Ross, however, said that 2nd-generation Hispanics don’t like soaps, or ‘telenovelas,’ and that he is convinced that initiatives like his will experience a surge in popularity in the coming years. The growing number of projects along the lines of AIM TV - both television ventures such as NBC Universal-owned Mun2 and CTV as well as English-language publications such as Los Angeles’ Tu Ciudad and Latina Magazine or supplements like the New York Post in English for Hispanics - would seem to confirm that the trend is growing. ‘The 2nd generation is a sub-segment of the market that is attracting more attention all the time,’ said Marcos Baer, the director of Portada, a publication that specializes in the Hispanic market.
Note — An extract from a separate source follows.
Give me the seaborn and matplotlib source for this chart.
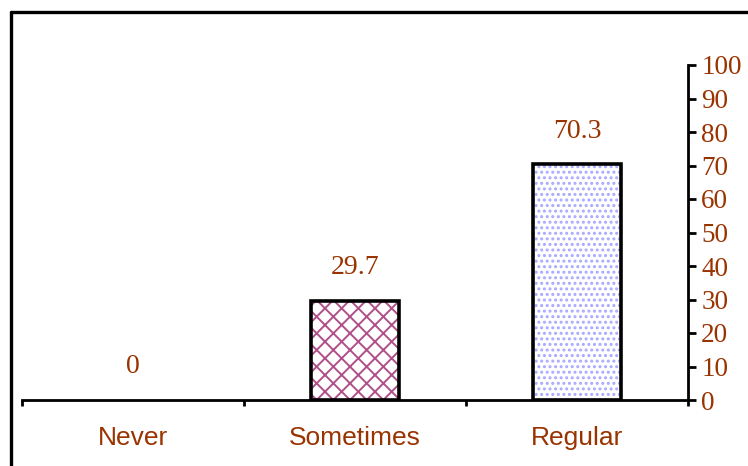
import matplotlib
matplotlib.use('Agg')
import matplotlib.pyplot as plt
from matplotlib.lines import Line2D
import seaborn as sns

# ------------------------------------------ Data ------------------------------------------ #
categories = ['Never', 'Sometimes', 'Regular']
percent = [0, 29.7, 70.3]
value_labels = ['0', '29.7', '70.3']
y_ticks = [0, 10, 20, 30, 40, 50, 60, 70, 80, 90, 100]

# ------------------------------------------ Style ------------------------------------------ #
text_col = '#993300'
hatches = ['', 'xx', '...']
hatch_cols = ['white', '#b0508a', '#a8a8ff']
serif = 'Liberation Serif'
sans = 'Liberation Sans'

sns.set_style('white')
plt.rcParams['hatch.linewidth'] = 1.4

W, H = 748, 466
fig = plt.figure(figsize=(W / 100, H / 100), dpi=100)
ax = fig.add_axes([22 / W, 1 - 400 / H, (688 - 22) / W, (400 - 65) / H])

# hatched fill layer
sns.barplot(x=categories, y=percent, width=0.4, color='white', ax=ax,
            linewidth=0, saturation=1)
for patch, h, hc in zip(ax.patches, hatches, hatch_cols):
    patch.set_hatch(h)
    patch.set_edgecolor(hc)
    patch.set_facecolor('white')
    patch.set_linewidth(0)

# black outline layer
n_before = len(ax.patches)
sns.barplot(x=categories, y=percent, width=0.4, fill=False, ax=ax,
            edgecolor='black', linewidth=2.6)
for patch, v in zip(ax.patches[n_before:], percent):
    if v == 0:
        patch.set_linewidth(0)

ax.set_xlim(-0.5, 2.5)
ax.set_ylim(0, 100)

# value labels
for i, (v, lab) in enumerate(zip(percent, value_labels)):
    ax.annotate(lab, (i, v), xytext=(0, 15), textcoords='offset points',
                ha='center', va='bottom', fontsize=20, color=text_col, family=serif)

# y axis on the right
ax.yaxis.tick_right()
ax.set_yticks(y_ticks)
ax.set_yticklabels([str(t) for t in y_ticks], fontsize=19.5, color=text_col, family=serif)
ax.tick_params(axis='y', right=True, direction='out', length=5.5, width=2, pad=4,
               colors='black', labelcolor=text_col)

# x axis: ticks between categories, labels centered
ax.set_xticks([-0.5, 0.5, 1.5, 2.5])
ax.set_xticklabels([])
ax.set_xticks([0, 1, 2], minor=True)
ax.set_xticklabels(categories, minor=True, fontsize=19, color=text_col, family=sans)
ax.tick_params(axis='x', which='major', bottom=True, direction='out', length=4.5, width=2,
               colors='black')
ax.tick_params(axis='x', which='minor', bottom=True, length=0, pad=19, labelcolor=text_col)

for side in ['left', 'top']:
    ax.spines[side].set_visible(False)
for side in ['right', 'bottom']:
    ax.spines[side].set_visible(True)
    ax.spines[side].set_linewidth(2)
    ax.spines[side].set_color('black')
ax.set_xlabel('')
ax.set_ylabel('')
ax.grid(False)

# outer frame (left and top edges visible)
fx, fy = 11 / W, 1 - 12 / H
fig.add_artist(Line2D([fx, fx], [0, fy], transform=fig.transFigure, color='black', lw=2.4))
fig.add_artist(Line2D([fx, 1], [fy, fy], transform=fig.transFigure, color='black', lw=2.4))

fig.savefig('out.png', dpi=100)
For Baer, ‘it makes sense to differentiate between the first and second generation,” adding that “the second generation generally has greater purchasing power.’
But Laura Martinez, publisher of Marketing y Medios, which provides insight for advertisers trying to reach the Hispanic market, said that while ‘every one is talking about a new trend, most advertising (geared to Hispanics) keeps going to TV in Spanish.’
McDonald’s, however, says it wants to reach out to second-generation Latinos and will be devoting a growing proportion of its Hispanic-targeted marketing budget to ads in English, even though the overall percentage remains small. ‘Speaking only in Spanish limits us a little,’ Rick Marroquin, McDonald’s director of marketing for the Hispanic market, told EFE. He said that ‘85% of our media advertising budget for the Hispanic market goes to Spanish-language publications or TV.’
Executives with automaker Toyota, which recently filmed a new bilingual commercial, are also looking for the best way to reach out to 2nd-generation Hispanics. Kim McCullough, marketing manager at Toyota, said that ‘Latino youth are multi-cultural’ and move in 2 different cultural and linguistic circles. For that reason, she said the company often opts for bilingual commercials that have a universal message and in which the actors switch effortlessly from one language to the other.
Shoe manufacturer Reebok is another company seeking to appeal to young Hispanics in English, having launched a Web page in that language last year.